What you have to do
Skip all pictures, then copy the lines from the start of the data through the line with "return (pb - py) / ph", keeping both ends.

○ ○ ○ ○ ○ ○ ○

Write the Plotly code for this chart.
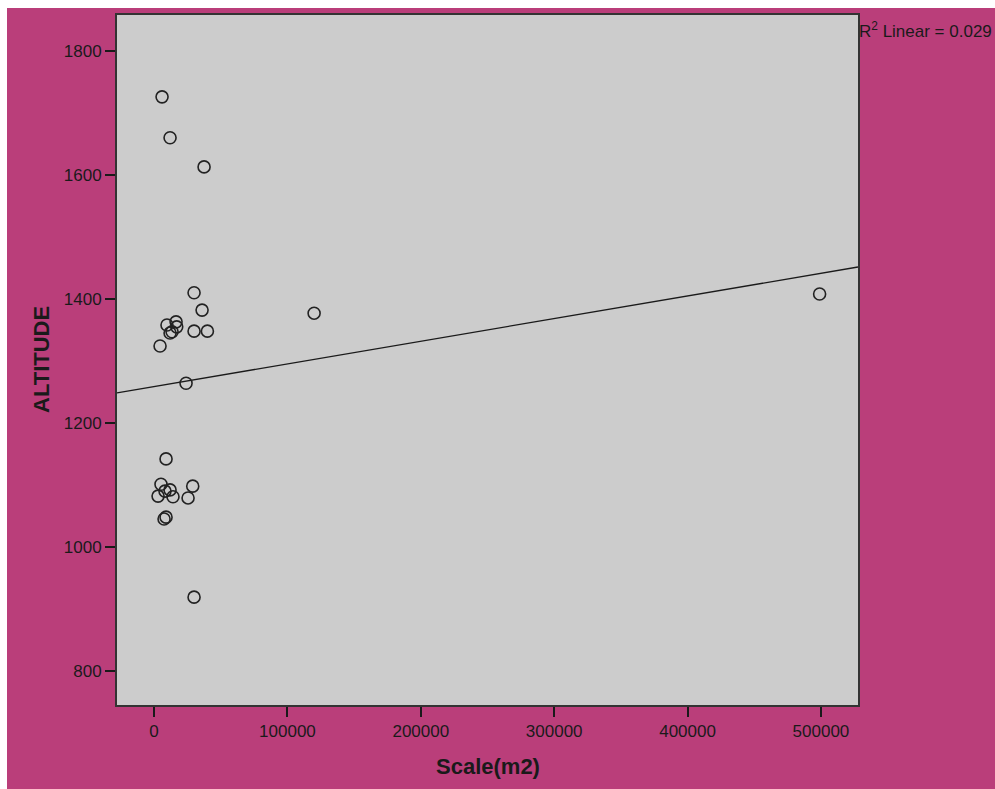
import plotly.graph_objects as go

scale_m2 = [6000, 12000, 37500, 30000, 36000, 9700, 16500, 17000, 13500, 12000, 30000, 40000,
            4500, 120000, 24000, 499000, 9000, 5200, 3000, 8200, 12000, 14200, 29000, 25500,
            9000, 7500, 30000]
altitude = [1726, 1660, 1613, 1410, 1382, 1358, 1363, 1355, 1347, 1345, 1348, 1348,
            1324, 1377, 1264, 1408, 1142, 1101, 1082, 1090, 1092, 1081, 1098, 1079,
            1048, 1045, 919]

line_x = [-27778, 527778]
line_y = [1248.5, 1451.5]

x_ticks = [0, 100000, 200000, 300000, 400000, 500000]
y_ticks = [800, 1000, 1200, 1400, 1600, 1800]

MAGENTA = "#BA3E7A"
FONT = "Liberation Sans, Arial, sans-serif"

fig = go.Figure()
fig.add_trace(go.Scatter(x=line_x, y=line_y, mode="lines",
                         line=dict(color="#1a1a1a", width=1.3), hoverinfo="skip",
                         showlegend=False))
fig.add_trace(go.Scatter(x=scale_m2, y=altitude, mode="markers",
                         marker=dict(symbol="circle-open", size=12,
                                     color="#222222", line=dict(width=1.6, color="#222222")),
                         showlegend=False))

W, H = 995, 789
pl, pr, pt, pb = 117, 858, 15, 705
pw, ph = pr - pl, pb - pt

def px2paperx(px):
    return (px - pl) / pw

def py2papery(py):
    return (pb - py) / ph

fig.update_layout(
    width=W, height=H,
    margin=dict(l=pl, r=W - pr, t=pt, b=H - pb, pad=0),
    paper_bgcolor=MAGENTA,
    plot_bgcolor="#CCCCCC",
    font=dict(family=FONT, color="#1a1a1a", size=17),
    xaxis=dict(range=[-27778, 527778], tickvals=x_ticks, ticktext=[str(v) for v in x_ticks],
               ticks="outside", ticklen=10, tickwidth=1.5, tickcolor="#1a1a1a",
               showgrid=False, zeroline=False, showline=True, mirror=True,
               linecolor="#333333", linewidth=2, tickfont=dict(size=17)),
    yaxis=dict(range=[745, 1858], tickvals=y_ticks, ticktext=[str(v) for v in y_ticks],
               ticks="outside", ticklen=10, tickwidth=1.5, tickcolor="#1a1a1a",
               showgrid=False, zeroline=False, showline=True, mirror=True,
               linecolor="#333333", linewidth=2, tickfont=dict(size=17)),
    shapes=[
        dict(type="rect", xref="paper", yref="paper",
             x0=px2paperx(-5), x1=px2paperx(7), y0=py2papery(H + 5), y1=py2papery(-5),
             fillcolor="white", line=dict(width=0), layer="below"),
        dict(type="rect", xref="paper", yref="paper",
             x0=px2paperx(-5), x1=px2paperx(W + 5), y0=py2papery(8), y1=py2papery(-5),
             fillcolor="white", line=dict(width=0), layer="below"),
    ],
    annotations=[
        dict(text="<b>ALTITUDE</b>", xref="paper", yref="paper",
             x=px2paperx(41), y=py2papery(360), textangle=-90, showarrow=False,
             font=dict(size=22, family=FONT, color="#1a1a1a"), xanchor="center", yanchor="middle"),
        dict(text="<b>Scale(m2)</b>", xref="paper", yref="paper",
             x=px2paperx(488), y=py2papery(766), showarrow=False,
             font=dict(size=22, family=FONT, color="#1a1a1a"), xanchor="center", yanchor="middle"),
        dict(text="R<sup>2</sup> Linear = 0.029", xref="paper", yref="paper",
             x=px2paperx(857), y=py2papery(30), showarrow=False,
             font=dict(size=17, family=FONT, color="#1a1a1a"), xanchor="left", yanchor="middle"),
    ],
)

fig.write_html("out.html", config={"displayModeBar": False},
               post_script="document.body.style.margin='0px';")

○ ○ ○ ○ ○ ○ ○

Reply
Write the Plotly code for this chart.
import plotly.graph_objects as go

scale_m2 = [6000, 12000, 37500, 30000, 36000, 9700, 16500, 17000, 13500, 12000, 30000, 40000,
            4500, 120000, 24000, 499000, 9000, 5200, 3000, 8200, 12000, 14200, 29000, 25500,
            9000, 7500, 30000]
altitude = [1726, 1660, 1613, 1410, 1382, 1358, 1363, 1355, 1347, 1345, 1348, 1348,
            1324, 1377, 1264, 1408, 1142, 1101, 1082, 1090, 1092, 1081, 1098, 1079,
            1048, 1045, 919]

line_x = [-27778, 527778]
line_y = [1248.5, 1451.5]

x_ticks = [0, 100000, 200000, 300000, 400000, 500000]
y_ticks = [800, 1000, 1200, 1400, 1600, 1800]

MAGENTA = "#BA3E7A"
FONT = "Liberation Sans, Arial, sans-serif"

fig = go.Figure()
fig.add_trace(go.Scatter(x=line_x, y=line_y, mode="lines",
                         line=dict(color="#1a1a1a", width=1.3), hoverinfo="skip",
                         showlegend=False))
fig.add_trace(go.Scatter(x=scale_m2, y=altitude, mode="markers",
                         marker=dict(symbol="circle-open", size=12,
                                     color="#222222", line=dict(width=1.6, color="#222222")),
                         showlegend=False))

W, H = 995, 789
pl, pr, pt, pb = 117, 858, 15, 705
pw, ph = pr - pl, pb - pt

def px2paperx(px):
    return (px - pl) / pw

def py2papery(py):
    return (pb - py) / ph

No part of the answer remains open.